Каковы последствия всех этих преобразований для отношения социальных движений к публичным празднествам? В исследовании, имеющем дело с освещением протестных акций в СМИ, Памела Оливер и Грегори Мэйни установили, что акции, приуроченные к праздникам, получают наибольшую огласку[22]. Через организацию демонстраций, митингов и акций прямого действия в праздничные и памятные дни оппозиционеры легитимируют свои цели, как бы «привязывая» их к превозносимым ценностям демократии, свободы или патриотизма. Активисты хотят сообщить согражданам о том, что именно они, а не их оппоненты и не те, кто во власти, хранят верность лелеемым страной ценностям. Эта линия в свою очередь создает яркие информационные поводы. Так, к примеру, один из репортажей «Washington Post» о протестах против войны в Ираке начинался со слов: «Вчера в Вашингтоне антивоенные активисты отметили Международный день прав человека, организовав сразу несколько демонстраций»[23]. Коммеморативная суть описываемых действий придавала им дополнительную весомость, а также отсылала к благородной правозащитной традиции – традиции, которая, по словам активистов, попирается Соединенными Штатами.
Кроме того, порой социальные движения в пародирующем и броском стиле противопоставляют свои ценности тем идеалам, которые публичные ритуалы призваны прославлять. Привязанность СМИ к яркой картинке и шокирующему контенту скорее всего в немалой степени содействовала возрождению карнавальных элементов в современном протесте.

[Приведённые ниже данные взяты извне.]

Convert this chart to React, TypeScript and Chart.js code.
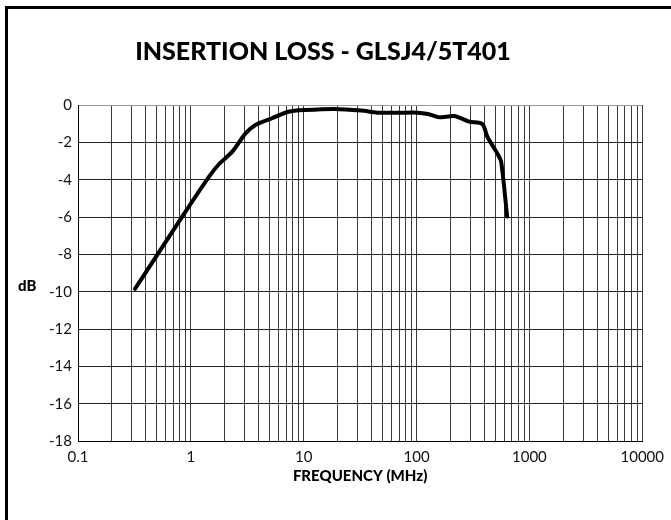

Сошлюсь, в частности, на марш «Миллиардеров за Буша», приуроченный к президентской инаугурации. Активисты видят в публичных празднествах и ритуалах знаки почитания общественных ценностей, но при этом подчеркивают, что зачастую в подобных событиях имплицитно продвигаются гораздо менее благородные вещи[24]. Выходя на инаугурацию нового главы Белого дома, «Миллиардеры за Буша» указывали на то, что избирательная политика в нашем обществе зиждется на ценностях не только демократических, но и коммерческих. А университетские активисты, отмечающие «День вагины» вместо Дня святого Валентина, привлекают внимание к сексуальной эксплуатации, которая сегодня лишь прикрывается «романтикой», но никуда не исчезла[25].
Во всех подобных случаях активисты апеллируют не только к СМИ. Они стараются укрепить солидарность в рядах своих приверженцев, заручиться поддержкой со стороны обывателей или даже позлить оппонентов. Но журналистское освещение, разумеется, весьма помогает в достижении всех перечисленных целей. Стратегическое равнение активистов на СМИ позволяет объяснить еще одну удивительную особенность нынешних публичных ритуалов. В них линия размежевания между, с одной стороны, гражданскими праздниками, подобными Дню независимости или Президентскому дню, а с другой стороны, демонстрируемыми по телевидению развлекательными и спортивными событиями типа конкурса «Мисс Америка», матчей за суперкубок или вручения наград Американской киноакадемии, оказывается довольно зыбкой. Поборники прав животных приходят на показы «Victoria’s Secret», феминистки пикетируют турниры по гольфу, а сторонники антивоенного движения являются на голливудские награждения. Тем самым протесты могут содействовать превращению общественных спектаклей в публичные ритуалы.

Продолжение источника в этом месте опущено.